The alarm goes at 2 a.m. You climb in darkness, headlamp carving a tunnel through cloud forest that thins into wind-blasted páramo as the air grows cold enough to see your breath — in the tropics. When dawn breaks from the summit of Cerro Chirripó at 3,820 metres, both oceans appear below: the Pacific to the west, the Caribbean to the east. Costa Rica fits between your outstretched hands.
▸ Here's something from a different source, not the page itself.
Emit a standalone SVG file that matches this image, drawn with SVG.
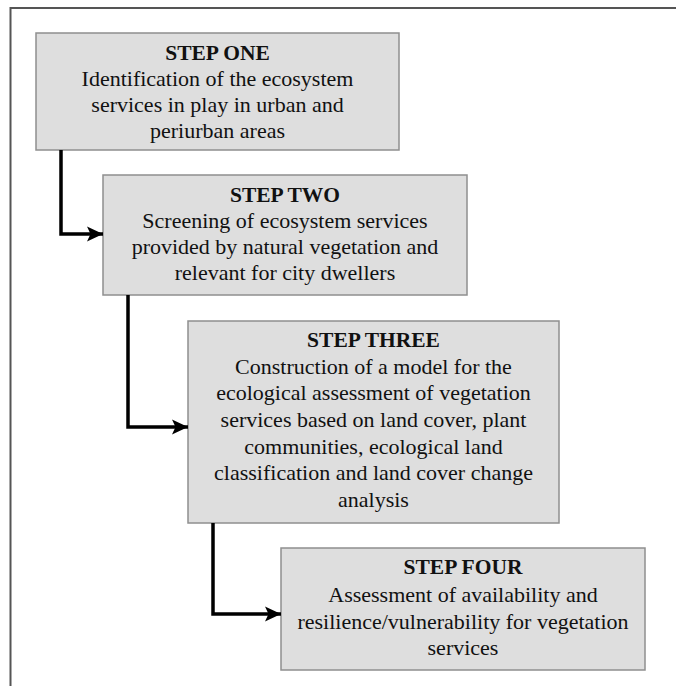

Chirripó National Park contains the highest point in Costa Rica and the second-highest in Central America. The two-day trek from the village of San Gerardo de Rivas to Crestones Base Camp covers 20 kilometres and 2,400 metres of elevation gain, passing through three distinct climate zones — from tropical premontane forest through cloud forest to sub-alpine páramo. The base camp's dormitory-style refuge (Refugio Crestones) sleeps roughly 40 hikers, and permits must be booked months in advance through the national parks system. Above the camp, the Valle de los Conejos and the glacial lakes of Los Crestones reveal a landscape that looks more Patagonian than tropical. Summit mornings, when conditions allow, deliver a panorama spanning from the Osa Peninsula to the Talamanca range — one of those views that restructures your sense of geography.
Solo
Chirripó attracts a focused, fit, dawn-chasing breed of hiker. The communal base camp creates easy camaraderie, and the summit push — alone in the dark, headlamp on — is a quintessential solo achievement.
Friends
A group summit attempt turns into shared suffering, shared sunrise, and a story that compresses a lifetime of bragging rights into forty-eight hours. Splitting the logistics and cheering each other through the final ascent makes Chirripó a bonding experience.
San Gerardo de Rivas sodas fuel pre-dawn summit attempts with gallo pinto and strong black coffee.
Fresh trout from highland streams, pan-fried with garlic at family-run restaurants in the valley below.